Saturday, October 25, 2008


Well, it's beginning to feel like Fall here—even if it is still much warmer than it would be places I've lived most of my life. Time to begin making soup, baking more, bundling up when I take Sophy for early morning walks. Well, okay, at least putting on a light jacket!

It's also the time of year I feel like curling up with good books—and working on my own. That's why the timing of NaNoWriMo is so great. For those of you who are writers and don't know, November is National Novel Writing Month. Here's the website for NaNoWriMo. It's a good way to really get yourself in the habit of writing every day—or at least most days—and perhaps writing faster than you thought you could. It's a way to do it and get lots of support from other writers.

We're obviously living in a time of change. Even for non-writers, keeping a journal or in some way writing down how we feel or think about what's happening can be a useful way of coping with the anxiety that times like this can produce.

Here's hoping all of you are enjoying Fall where you are and perhaps taking pen in hand or typing on the computer as we go into the days and changes ahead.

Sunday, October 19, 2008

The Week that Got Away

This is one of those weeks that got away from me. You know the kind I mean. Just when you're ready to unwind and relax you remember you have a meeting—and it's one you want to attend. Just as you sit down to write a blog post the phone rings and someone you care about needs help with something. The dog figures out how to pull down the drapes . Or your kid says, “Mom, I think I might have a concussion.”

Everything turns out okay but....the week gets away from you.

One of the blessings of a week like this is the reminder to double check what someone tells you—rather than getting upset before you check if it's true or maybe can be changed. It was a reminder that much of what we worry about turns out okay. Why put energy into worrying before we have to? And it was a reminder that sometimes it's better to laugh than get angry at the surprises life hands us. (The drapes went right back up with no damage.)

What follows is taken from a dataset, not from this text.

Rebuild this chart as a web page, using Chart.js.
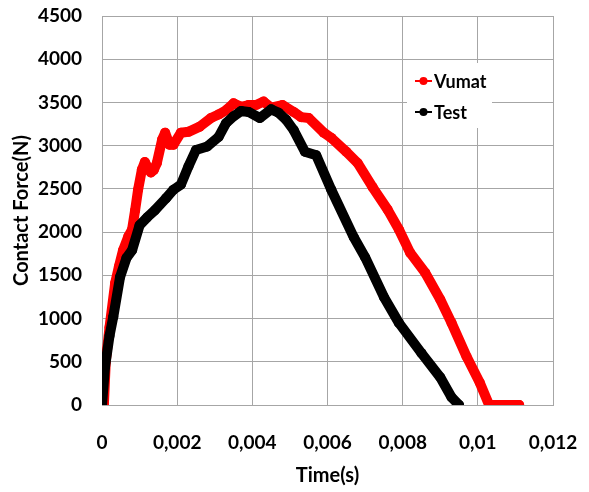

If you're a writer, how do your characters handle situations like these? What do they do or say that's both unique and universal? (Example: It's universal to fall in love. It's unique if the way the person shows that he has is to give the other person a dragon figurine because he knows that to her it represents the strength she wishes she had and which he knows she does.) How do different characters handle things differently? Who worries? Who refuses to worry? Who goes still and who gets active? Who goes for walks and who insists on staying by the phone and talking to friends?

One of the blessings of being a writer is realizing there are all sorts of possible answers and that there is rarely only one that's right. It can make us more understanding of others and help us realize that we can choose which one serves us—and those we love—best.

Here's hoping you're all having great weeks and they're not getting away from you!

Friday, October 10, 2008

A Plea for Civility

Right now emotions are running high—as they always do right before major elections. We see ads running that are misleading at best and outright lies at worst. Fear drives people to take stands denouncing anyone who disagrees with that person's position. Today I'd like to make a plea.

Please listen with respect to someone who supports the person you oppose. Listen for the fear that lies behind that support. And then listen to your own arguments and hear the fear in your own voice. We all want what's best for this country. Where we disagree is in what might provide that solution—or who might provide that solution.

I don't believe anyone has a lock on wisdom. Our best shot of creating a happier, healthier and yes, safer country and world is to work together, all of us treating each other with respect as we do so.

I understand ambition and I cringe every time I see or hear someone abandon their principles in order to succeed. I admire those who are willing to acknowledge that someone with whom they disagree could be a good and decent person anyway.

It's hard to do that when we are afraid and yet paradoxically it's our best shot at solving whatever crisis is scaring us.

If you are a writer, how do your characters deal with disagreements? Do they listen with respect? Do they attack? What in their past experience has shaped how they deal with disagreement? What does it mean to them? What do or could your characters who disagree learn from each other?

Even if ultimately we or our characters must take a stand, our best shot of persuading others to stand with us is to begin by listen to and hearing and respecting the fear that shapes the other person's position.

Stepping off my soapbox now. But just imagine what kind of world this could be if we all began by treating each other with respect.